米国国土安全保障省のICS-CERTの報告
https://ics-cert.us-cert.gov/monitors/ICS-MM201512
このICS-CERTの報告内容から見るに2014年頃から増えてきたCritical Manufacturing Sectorは33%にも達している。制御製品が標的になってきていることから問題は深刻化している。
EDSA認証取得制御製品
http://www.cssc-cl.org/jp/certified_devices/index.html
セキュアな制御システムや制御装置、機械を設計使用した場合、ISA SecureのISCIの認証制度EDSA認証に合格している日本の技術研究組合制御システムセキュリティセンターCSSCで合格している制御製品は、2015年末の段階で4製品にとどまっている。
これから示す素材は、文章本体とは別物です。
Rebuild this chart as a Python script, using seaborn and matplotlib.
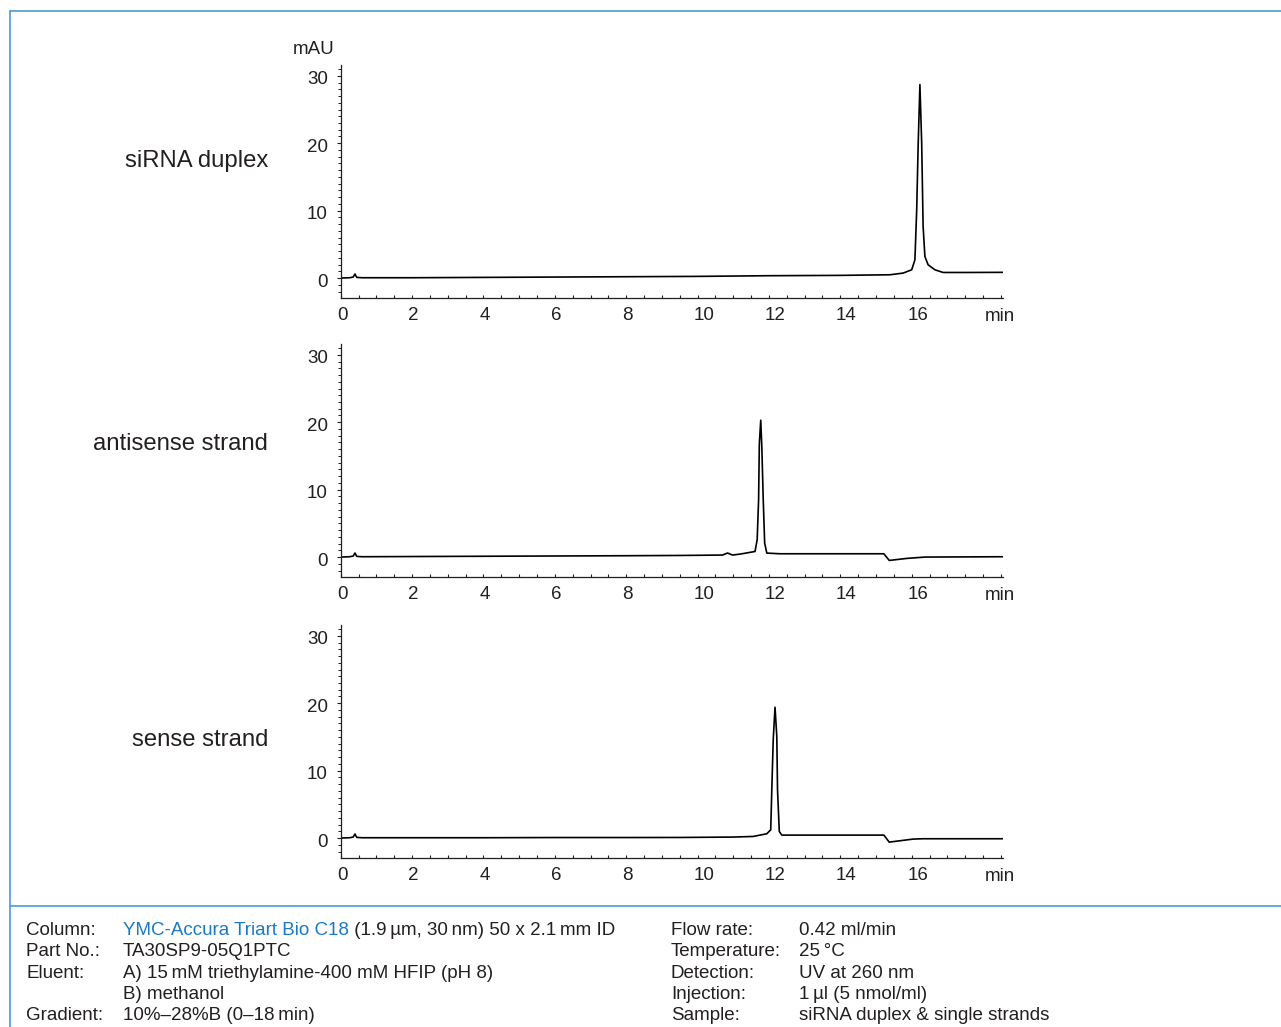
import numpy as np
import pandas as pd
import matplotlib
matplotlib.use("Agg")
import matplotlib.pyplot as plt
from matplotlib.lines import Line2D
from matplotlib.ticker import MultipleLocator, FixedLocator
from matplotlib.transforms import ScaledTranslation
import seaborn as sns

# chromatogram traces (time in min, signal in mAU)
duplex_t = [0, 0.25, 0.35, 0.40, 0.45, 0.6, 2, 4, 6, 8, 10, 12, 14, 15.39, 15.76,
            16.0, 16.09, 16.14, 16.18, 16.23, 16.28, 16.32, 16.37, 16.46, 16.65,
            16.88, 17.54, 18.55]
duplex_v = [0.0, 0.05, 0.15, 0.6, 0.1, 0.05, 0.05, 0.1, 0.15, 0.2, 0.25, 0.35, 0.4,
            0.49, 0.74, 1.23, 2.7, 10.1, 19.5, 28.7, 20.0, 7.66, 3.2, 1.97, 1.23,
            0.83, 0.83, 0.85]

antisense_t = [0, 0.25, 0.35, 0.40, 0.45, 0.6, 2, 4, 6, 8, 9.51, 10.7, 10.84, 10.98,
               11.2, 11.61, 11.67, 11.71, 11.73, 11.77, 11.80, 11.84, 11.88, 11.94,
               12.31, 15.22, 15.37, 15.86, 16.37, 18.55]
antisense_v = [0.0, 0.05, 0.15, 0.6, 0.1, 0.05, 0.08, 0.12, 0.16, 0.2, 0.24, 0.3, 0.6,
               0.3, 0.45, 0.83, 2.57, 8.5, 16.7, 20.3, 16.4, 8.5, 2.07, 0.59, 0.49,
               0.49, -0.5, -0.2, 0.0, 0.05]

sense_t = [0, 0.25, 0.35, 0.40, 0.45, 0.6, 2, 4, 6, 8, 9.51, 11.0, 11.56, 11.94,
           12.05, 12.08, 12.12, 12.17, 12.22, 12.24, 12.29, 12.36, 15.22, 15.37,
           16.04, 16.32, 18.55]
sense_v = [0.0, 0.05, 0.15, 0.6, 0.1, 0.05, 0.05, 0.05, 0.08, 0.08, 0.09, 0.15, 0.24,
           0.64, 1.23, 7.2, 14.6, 19.4, 15.1, 7.2, 0.98, 0.44, 0.44, -0.6, -0.15,
           -0.1, -0.1]

panel_names = ["siRNA duplex", "antisense strand", "sense strand"]
x_ticks = [0, 2, 4, 6, 8, 10, 12, 14, 16]
y_ticks = [0, 10, 20, 30]

left_info = [("Column:", None), ("Part No.:", "TA30SP9-05Q1PTC"),
             ("Eluent:", "A) 15\u2009mM triethylamine-400 mM HFIP (pH 8)"),
             ("", "B) methanol"), ("Gradient:", "10%\u201328%B (0\u201318\u2009min)")]
right_info = [("Flow rate:", "0.42 ml/min"), ("Temperature:", "25\u2009\u00b0C"),
              ("Detection:", "UV at 260 nm"), ("Injection:", "1\u2009\u00b5l (5 nmol/ml)"),
              ("Sample:", "siRNA duplex & single strands")]

sns.set_theme(style="ticks")
plt.rcParams['font.family'] = ['Liberation Sans', 'DejaVu Sans']
ink = '#231f20'
blue = '#4a9bd3'

W, H = 1281, 1027
fig = plt.figure(figsize=(W / 100, H / 100), dpi=100)


def fx(px):
    return px / W


def fy(py):
    return 1 - py / H


def shift(dx_px, dy_px):
    return ScaledTranslation(dx_px / 100, dy_px / 100, fig.dpi_scale_trans)


traces = [(duplex_t, duplex_v), (antisense_t, antisense_v), (sense_t, sense_v)]
offsets = [0, 279, 560]
for i, ((t, v), name, off) in enumerate(zip(traces, panel_names, offsets)):
    ax = fig.add_axes([fx(340.7), fy(298.3 + off), 662 / W, 233.3 / H])
    df = pd.DataFrame({'t': t, 'v': v})
    sns.lineplot(data=df, x='t', y='v', ax=ax, color='black', linewidth=1.2,
                 estimator=None, sort=False)
    ax.set_xlim(0, 18.55)
    ax.set_ylim(-3, 31.6)
    ax.set_xlabel('')
    ax.set_ylabel('')
    for s in ['top', 'right']:
        ax.spines[s].set_visible(False)
    for s in ['left', 'bottom']:
        ax.spines[s].set_linewidth(0.9)
        ax.spines[s].set_color(ink)
    ax.xaxis.set_major_locator(FixedLocator(x_ticks))
    ax.xaxis.set_minor_locator(MultipleLocator(0.5))
    ax.yaxis.set_major_locator(FixedLocator(y_ticks))
    ax.yaxis.set_minor_locator(FixedLocator(list(range(-2, 32))))
    ax.tick_params(axis='x', which='both', direction='in', length=2, width=0.8,
                   color=ink, labelsize=13.5, labelcolor=ink, pad=6.2)
    ax.tick_params(axis='y', which='major', direction='out', length=3.2, width=0.8,
                   color=ink, labelsize=13.5, labelcolor=ink, pad=6)
    ax.tick_params(axis='y', which='minor', direction='out', length=2, width=0.7,
                   color=ink)
    fig.canvas.draw()
    for val, lab in zip(x_ticks, ax.get_xticklabels()):
        dx = 6 if val >= 10 else 1.5
        lab.set_transform(lab.get_transform() + shift(dx, 0))
    for lab in ax.get_yticklabels():
        lab.set_transform(lab.get_transform() + shift(0, -2))
    ax.set_facecolor('none')
    fig.text(fx(1000), fy(321 + off), 'min', ha='center', va='baseline',
             fontsize=13.5, color=ink)
    label_y = [167, 450, 746][i]
    fig.text(fx(268), fy(label_y), name, ha='right', va='baseline',
             fontsize=17.2, color=ink)

fig.text(fx(314), fy(54), 'mAU', ha='center', va='baseline', fontsize=13.5, color=ink)

# frame lines
fig.add_artist(Line2D([fx(10), 1], [fy(10.5), fy(10.5)], color=blue, lw=1.2))
fig.add_artist(Line2D([fx(10), fx(10)], [fy(10.5), 0], color=blue, lw=1.2))
fig.add_artist(Line2D([fx(10), 1], [fy(905.7), fy(905.7)], color=blue, lw=1.2))

# method details
line_y = [935, 956, 978, 999, 1020]
for (k, val), y in zip(left_info, line_y):
    fig.text(fx(26), fy(y), k, ha='left', va='baseline', fontsize=13.5, color=ink)
    if val is not None:
        fig.text(fx(123), fy(y), val, ha='left', va='baseline', fontsize=13.5, color=ink)
col_txt = fig.text(fx(123), fy(line_y[0]), 'YMC-Accura Triart Bio C18', ha='left',
                   va='baseline', fontsize=13.5, color='#1b7ac2')
fig.canvas.draw()
bb = col_txt.get_window_extent()
fig.text(bb.x1 / W, fy(line_y[0]), ' (1.9\u2009\u00b5m, 30\u2009nm) 50 x 2.1\u2009mm ID',
         ha='left', va='baseline', fontsize=13.5, color=ink)
for (k, val), y in zip(right_info, line_y):
    fig.text(fx(671), fy(y), k, ha='left', va='baseline', fontsize=13.5, color=ink)
    fig.text(fx(799), fy(y), val, ha='left', va='baseline', fontsize=13.5, color=ink)

fig.savefig('out.png', dpi=100, facecolor='white')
米国でEDSA認証を取得している11製品の内日本企業の制御ベンダー製品は、5製品である。まだまだ少ない。
セキュアな制御製品を使用してセキュアな制御システムを設計しようとしてもネットワークにつながるコンピュータ機能を持つデバイスやコントローラやServerにClient製品がセキュアでなければ、セキュアレベルが一番低い製品のセキュリティレベルにその制御システムはなってしまう。
また、セキュアレベルが低い製品とEDSA認証を取得した製品をつなげる場合、通信プロトコルの都合上セキュアレベルを下げて設定しなければ動かない場合もある。この問題を解決するためにもEDSA認証を取得した制御製品を増やすことが重要になってくる。
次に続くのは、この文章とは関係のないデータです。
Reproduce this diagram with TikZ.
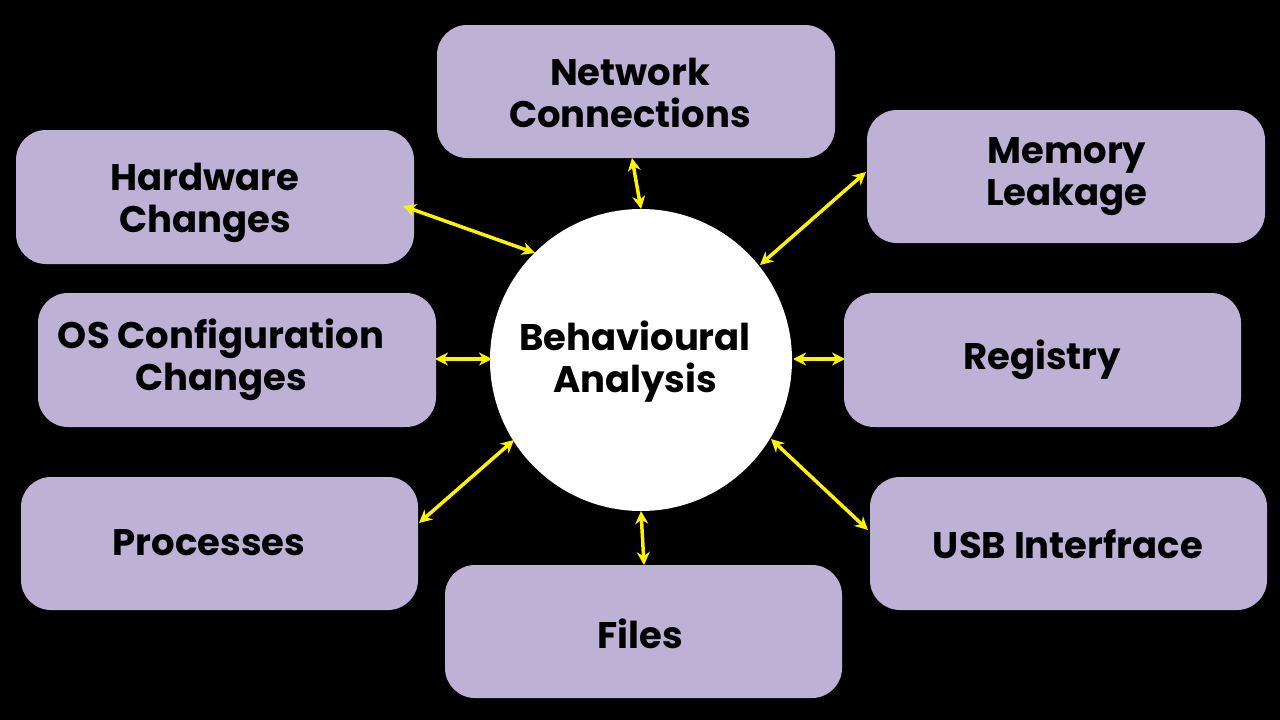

また、インシデント検知機能がある制御製品でありながら、ログデータを取り出すのに制御を止めなければならない制御製品の取り扱い仕様はいただけない。セキュアな制御製品はどうあるべきかは重要であり、そのサイバーセキュリティ対策における制御システムセキュリティ対策の常識をもっと学んでいただきたい。
4. 制御システムや機械オートメーションに求められること
以上のトレンドに制御システムや機械オートメーションはどのように対応していく必要があるのかを以下にまとめてみる。
まず、「見える化」対応としては、制御装置や機械にとっては、生産稼働時間や生産効率を演算するのに必要な要素データと同じくエネルギー消費量のデータを機械から取り出せるようにしなければならない。また、交換部品に関するデータも同じである。
次に「第4次産業革命」対応としては、制御装置や機械の中で行っている制御のシミュレーションをプライベートクラウドに実現することで様々な現場の課題を解決していくことができる。そのため、制御演算のコンフィギュレーションデータと、レシピデータと制御データのミラーリング情報提供が必要となる。Function Brockの内容も取り出すことができる技術もPLCopenで明らかとなってきていることも、この実現に貢献するであろう。さらに、IEC62541のOPC UA(OPC Foundationが開発)では、モデリングデータの授受を可能にしているので、このミラーリングは、構造情報を持った形で可能になる。これらのプロファイルやデータは、企業機密情報扱いになるのに、インターネットで通信をするのは、リスクがある。しかも、セキュアな通信として署名や暗号化処理を施して通信するには、処理時間がかかるため、時遅れが大きくなり、リアルタイム性を求めるシミュレーションには性能的限界が実現性の壁となる。そこで、セキュアなプライベートクラウドを利用することで実現性が身近になり、コストパフォーマンスも高い。
米国では、NIST(National institute Standard and Technology:アメリカ国立標準技術研究所)が2015年の2月に出した「Guide to Industry Control Systems Security」もあることから、サイバーセキュリティ対策として、制御システムセキュリティ対策は実施していかなければならない。日本においては、内閣サイバーセキュリティセンターNISCから出されている「安全基準等」「サイバーセキュリティ戦略」経済産業省が出している「サイバーセキュリティ経営ガイドライン」をセットで制御システムセキュリティ対策を実施していく必要があると考えられる。
制御システムセキュリティ対策としては、機械や生産設備の中にも以下の機能が必要となる。
- セキュア設計環境
- セキュア仕様
1) セキュアな通信仕様
2) セキュアな制御製品
3) インシデント検知機能
4) ログデータ収集機能と取り出し機能
5) 制御システム回復作業手順書と実作業に必要な作業ツール - セキュア設計プロセス
1) セキュアコーディング
2) セキュア検査ツールを使ったセキュア検査 - セキュア出荷検査基準と検査ツールの管理
- 使用している制御製品の脆弱性情報管理
- インシデント対応
などである。これらを如何に実現するかを習得するには、今は、有料であるがセミナーもあればE-learning教育ビデオ講座もある。
まとめ
今回お伝えしたいことは以下の三つである。
- 第4次産業革命というのであるから、現場にとってインパクトあるイノベーションを実現できるインフラ提供が不可欠である。
- セキュアな制御システム設計を使用としてもセキュアな制御製品が無ければ実現できない。
- 現場の努力だけで制御システムセキュリティ対策を実現できるには限界がある。